To address your addenda:

  1. Although that's more or less accurate and will probably work, it's not guaranteed by the standard, and you shouldn't do it.
  2. Again, struct node and struct node * are entirely different types. A struct node * doesn't contain any other objects.
1

Let me answer your questions in order:

But how does C compiler resolve the circular definition issue?

struct node *next; is not a circular definition, struct node is an incomplete type, next is defined as a member with type struct node *, which is just a pointer.

Or does that issue really exist?

No, not really an issue. As a matter of fact, you could have members defined as pointers to any undefined structure.

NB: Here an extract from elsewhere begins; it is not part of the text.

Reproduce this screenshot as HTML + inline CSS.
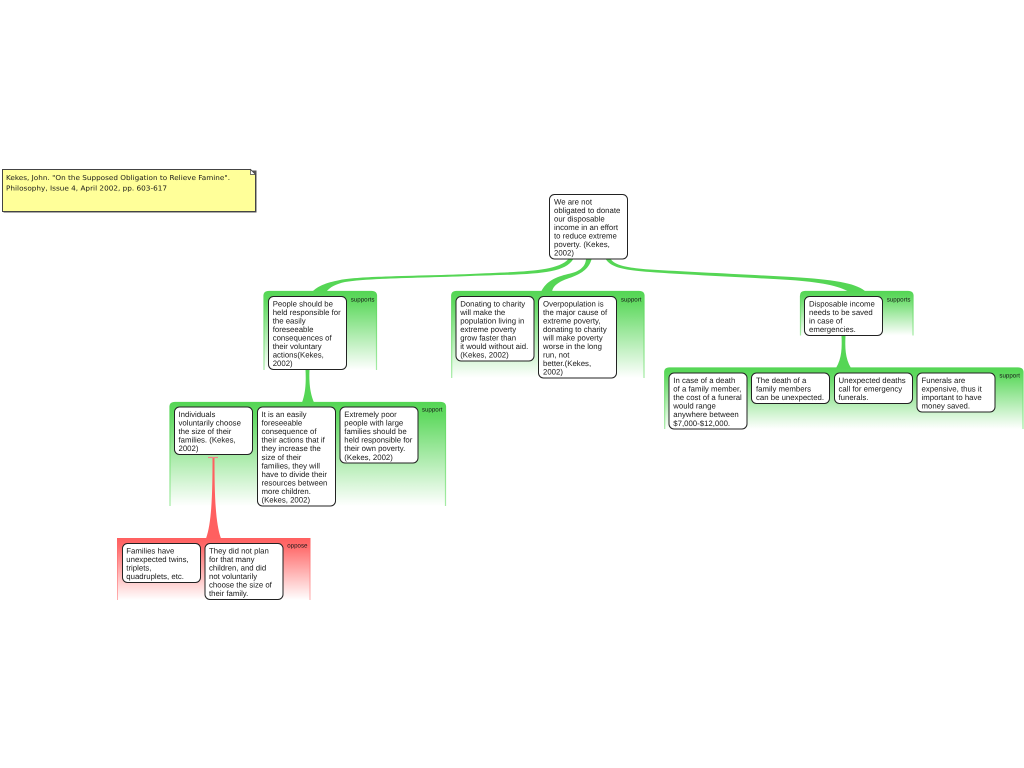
<!DOCTYPE html>
<html>
<head>
<meta charset="utf-8">
<style>
html,body{margin:0;padding:0;background:#fff;width:1024px;height:768px;overflow:hidden}
svg{display:block}
text{font-family:"Liberation Sans",sans-serif;font-size:7.8px;fill:#1a1a1a;text-rendering:geometricPrecision;filter:blur(.25px)}
.l{font-size:6.2px;text-anchor:end}
.n{font-family:"DejaVu Sans",sans-serif;font-size:6.8px}
rect.b{fill:#fff;stroke:#222;stroke-width:1}
</style>
</head>
<body>
<svg xmlns="http://www.w3.org/2000/svg" width="1024" height="768" viewBox="0 0 1024 768">
<defs>
<linearGradient id="gf" x1="0" y1="0" x2="0" y2="1">
<stop offset="0" stop-color="#55d655"/><stop offset=".12" stop-color="#60d960"/><stop offset="1" stop-color="#fff"/>
</linearGradient>
<linearGradient id="gs" x1="0" y1="0" x2="0" y2="1">
<stop offset="0" stop-color="#55d655"/><stop offset="1" stop-color="#a5eba5"/>
</linearGradient>
<linearGradient id="rf" x1="0" y1="0" x2="0" y2="1">
<stop offset="0" stop-color="#ff6060"/><stop offset=".12" stop-color="#ff6a6a"/><stop offset="1" stop-color="#fff"/>
</linearGradient>
<linearGradient id="rs" x1="0" y1="0" x2="0" y2="1">
<stop offset="0" stop-color="#ff6060"/><stop offset="1" stop-color="#ffb0b0"/>
</linearGradient>
</defs>

<!-- note -->
<rect x="3.5" y="170.5" width="253" height="42" fill="#555"/>
<path d="M2.5 169.5H250.5L255.5 174.5V211.5H2.5Z" fill="#ffff99" stroke="#444" stroke-width="1"/>
<path d="M250.5 169.5V174.5H255.5Z" fill="#fff" stroke="#444" stroke-width=".7"/>
<text class="n" x="6" y="180" textLength="224" lengthAdjust="spacingAndGlyphs">Kekes, John. "On the Supposed Obligation to Relieve Famine".</text>
<text class="n" x="6" y="190.5" textLength="161" lengthAdjust="spacingAndGlyphs">Philosophy, Issue 4, April 2002, pp. 603-617</text>

<!-- groups -->
<path d="M264 370V296Q264 291.5 269 291.5H371.5Q376.5 291.5 376.5 296V370Z" fill="url(#gf)"/>
<path d="M264 370V296Q264 291.5 269 291.5H371.5Q376.5 291.5 376.5 296V370" fill="none" stroke="url(#gs)" stroke-width="1.2"/>
<path d="M451.7 378V296Q451.7 291.5 456.5 291.5H639Q644 291.5 644 296V378Z" fill="url(#gf)"/>
<path d="M451.7 378V296Q451.7 291.5 456.5 291.5H639Q644 291.5 644 296V378" fill="none" stroke="url(#gs)" stroke-width="1.2"/>
<path d="M800.5 335.5V296Q800.5 291.5 805 291.5H908Q913 291.5 913 296V335.5Z" fill="url(#gf)"/>
<path d="M800.5 335.5V296Q800.5 291.5 805 291.5H908Q913 291.5 913 296V335.5" fill="none" stroke="url(#gs)" stroke-width="1.2"/>
<path d="M664.7 429V372.5Q664.7 368 669.5 368H1018Q1023 368 1023 372.5V429Z" fill="url(#gf)"/>
<path d="M664.7 429V372.5Q664.7 368 669.5 368H1018Q1023 368 1023 372.5V429" fill="none" stroke="url(#gs)" stroke-width="1.2"/>
<path d="M170 506V407Q170 402.5 175 402.5H440.5Q445.5 402.5 445.5 407V506Z" fill="url(#gf)"/>
<path d="M170 506V407Q170 402.5 175 402.5H440.5Q445.5 402.5 445.5 407V506" fill="none" stroke="url(#gs)" stroke-width="1.2"/>
<path d="M117.5 600V538.5H310V600Z" fill="url(#rf)"/>
<path d="M117.5 600V538.5H310V600" fill="none" stroke="url(#rs)" stroke-width="1"/>

<!-- connectors -->
<g fill="#55d655">
<path d="M568 259.5C556 272 520 271.5 470 274C420 276 360 276 340 280C325 283 318 286 312 292H326C330 287 336 284 345 282C370 278 420 278 470 276C530 274 563 275 573 259.5Z"/>
<path d="M586 259.5C585 268 578 272 568 274C556 277 546 281 541 292H552C553 285 560 281 571 277.5C583 273 589 268 591.5 259.5Z"/>
<path d="M606 259.5C612 268 625 270 650 272C690 275 740 277 790 280C820 282 840 286 849 292H866C858 284 838 280 800 277.5C740 274 690 272 650 269.5C630 268 616 266 611 259.5Z"/>
<path d="M305.5 369.5C306 380 306 392 302 402.5H314C309.5 392 309 380 309.5 369.5Z"/>
<path d="M841.5 335.5C842 347 842 358 836 368H851C845 358 845 347 845.5 335.5Z"/>
</g>
<path d="M212.5 458C212.5 490 212 522 206 538.5H221C215 522 214.5 490 214.5 458Z" fill="#ff6060"/>
<path d="M208 457.5H218" stroke="#e88" stroke-width="1.2"/>

<!-- boxes -->
<rect class="b" x="549.5" y="194.5" width="78" height="64.5" rx="5"/>
<rect class="b" x="268.5" y="296.5" width="78" height="73" rx="5"/>
<rect class="b" x="456" y="296.5" width="78" height="64.5" rx="5"/>
<rect class="b" x="538.5" y="296.5" width="78" height="81.5" rx="5"/>
<rect class="b" x="804.5" y="296.5" width="78" height="39" rx="5"/>
<rect class="b" x="669" y="373" width="78" height="56" rx="5"/>
<rect class="b" x="751.5" y="373" width="78" height="30.5" rx="5"/>
<rect class="b" x="834.5" y="373" width="78" height="30.5" rx="5"/>
<rect class="b" x="917" y="373" width="78" height="39" rx="5"/>
<rect class="b" x="174.5" y="407" width="78" height="47.5" rx="5"/>
<rect class="b" x="257.5" y="407" width="78" height="99" rx="5"/>
<rect class="b" x="340" y="407" width="78" height="56" rx="5"/>
<rect class="b" x="122.5" y="543.5" width="78" height="39" rx="5"/>
<rect class="b" x="205" y="543.5" width="78" height="56" rx="5"/>

<!-- labels -->
<text class="l" x="374.5" y="301.5">supports</text>
<text class="l" x="641.5" y="301.5">support</text>
<text class="l" x="910.5" y="301.5">supports</text>
<text class="l" x="1020" y="377.5">support</text>
<text class="l" x="442.5" y="411.5">support</text>
<text class="l" x="307.5" y="547.5">oppose</text>

<!-- box text -->
<text x="554" y="204.3">We are not<tspan x="554" dy="8.55">obligated to donate</tspan><tspan x="554" dy="8.55">our disposable</tspan><tspan x="554" dy="8.55">income in an effort</tspan><tspan x="554" dy="8.55">to reduce extreme</tspan><tspan x="554" dy="8.55">poverty. (Kekes,</tspan><tspan x="554" dy="8.55">2002)</tspan></text>

<text x="272.7" y="306.3">People should be<tspan x="272.7" dy="8.55">held responsible for</tspan><tspan x="272.7" dy="8.55">the easily</tspan><tspan x="272.7" dy="8.55">foreseeable</tspan><tspan x="272.7" dy="8.55">consequences of</tspan><tspan x="272.7" dy="8.55">their voluntary</tspan><tspan x="272.7" dy="8.55">actions(Kekes,</tspan><tspan x="272.7" dy="8.55">2002)</tspan></text>

<text x="460.2" y="306.3">Donating to charity<tspan x="460.2" dy="8.55">will make the</tspan><tspan x="460.2" dy="8.55">population living in</tspan><tspan x="460.2" dy="8.55">extreme poverty</tspan><tspan x="460.2" dy="8.55">grow faster than</tspan><tspan x="460.2" dy="8.55">it would without aid.</tspan><tspan x="460.2" dy="8.55">(Kekes, 2002)</tspan></text>

<text x="543" y="306.3">Overpopulation is<tspan x="543" dy="8.55">the major cause of</tspan><tspan x="543" dy="8.55">extreme poverty,</tspan><tspan x="543" dy="8.55">donating to charity</tspan><tspan x="543" dy="8.55">will make poverty</tspan><tspan x="543" dy="8.55">worse in the long</tspan><tspan x="543" dy="8.55">run, not</tspan><tspan x="543" dy="8.55">better.(Kekes,</tspan><tspan x="543" dy="8.55">2002)</tspan></text>

<text x="809" y="306.3">Disposable income<tspan x="809" dy="8.55">needs to be saved</tspan><tspan x="809" dy="8.55">in case of</tspan><tspan x="809" dy="8.55">emergencies.</tspan></text>

<text x="673.3" y="383">In case of a death<tspan x="673.3" dy="8.55">of a family member,</tspan><tspan x="673.3" dy="8.55">the cost of a funeral</tspan><tspan x="673.3" dy="8.55">would range</tspan><tspan x="673.3" dy="8.55">anywhere between</tspan><tspan x="673.3" dy="8.55">$7,000-$12,000.</tspan></text>

<text x="756" y="383">The death of a<tspan x="756" dy="8.55">family members</tspan><tspan x="756" dy="8.55">can be unexpected.</tspan></text>

<text x="838.5" y="383">Unexpected deaths<tspan x="838.5" dy="8.55">call for emergency</tspan><tspan x="838.5" dy="8.55">funerals.</tspan></text>

<text x="921.5" y="383">Funerals are<tspan x="921.5" dy="8.55">expensive, thus it</tspan><tspan x="921.5" dy="8.55">important to have</tspan><tspan x="921.5" dy="8.55">money saved.</tspan></text>

<text x="178.5" y="417">Individuals<tspan x="178.5" dy="8.55">voluntarily choose</tspan><tspan x="178.5" dy="8.55">the size of their</tspan><tspan x="178.5" dy="8.55">families. (Kekes,</tspan><tspan x="178.5" dy="8.55">2002)</tspan></text>

<text x="261.5" y="417">It is an easily<tspan x="261.5" dy="8.55">foreseeable</tspan><tspan x="261.5" dy="8.55">consequence of</tspan><tspan x="261.5" dy="8.55">their actions that if</tspan><tspan x="261.5" dy="8.55">they increase the</tspan><tspan x="261.5" dy="8.55">size of their</tspan><tspan x="261.5" dy="8.55">families, they will</tspan><tspan x="261.5" dy="8.55">have to divide their</tspan><tspan x="261.5" dy="8.55">resources between</tspan><tspan x="261.5" dy="8.55">more children.</tspan><tspan x="261.5" dy="8.55">(Kekes, 2002)</tspan></text>

<text x="344.3" y="417">Extremely poor<tspan x="344.3" dy="8.55">people with large</tspan><tspan x="344.3" dy="8.55">families should be</tspan><tspan x="344.3" dy="8.55">held responsible for</tspan><tspan x="344.3" dy="8.55">their own poverty.</tspan><tspan x="344.3" dy="8.55">(Kekes, 2002)</tspan></text>

<text x="126.3" y="553.3">Families have<tspan x="126.3" dy="8.55">unexpected twins,</tspan><tspan x="126.3" dy="8.55">triplets,</tspan><tspan x="126.3" dy="8.55">quadruplets, etc.</tspan></text>

<text x="209" y="553.3">They did not plan<tspan x="209" dy="8.55">for that many</tspan><tspan x="209" dy="8.55">children, and did</tspan><tspan x="209" dy="8.55">not voluntarily</tspan><tspan x="209" dy="8.55">choose the size of</tspan><tspan x="209" dy="8.55">their family.</tspan></text>
</svg>
</body>
</html>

Or, on a 32-bit machine, can I somewhat treat struct node *next member just as a member of 32-bit unsigned integer type?

You should not make any assumptions on the actual size, offset or alignment of structure members. A 32-bit machine could have pointers sizes that are not 32 bits, it does not matter as long as you use them as pointers, not integers.

The reason I think of circular definition is, when compiler encounters something like next->data or next->next, it has to know the exact offset of each member to add to the next pointer to get the correct location of each member.

That's correct, but by the time the compiler parses such code, the structure definition is complete and it can determine the offset of the data and next members.

And how does the compiler calculate the sizeof(struct node)?

After parsing the structure definition, the compiler has all the information needed to compute the size of structure instances. For such a computation, all pointers to structures and/or unions are assumed to have the same size.

Well, I think the critical concept to understand this seemingly circular issue is, a pointer's size is not relevant to what type it points to. And the size is fixed on a specific machine. A pointer's type is only meaningful at compile-time for the compiler to generate instructions for pointer calculation.

A pointer size is relevant to the type it points to, and on some architectures, different pointer types may have different sizes. Yet the C Standard specifies some constraints:

  • All pointer types can be converted to void * and back.
  • Pointers to all structures and unions have the same size.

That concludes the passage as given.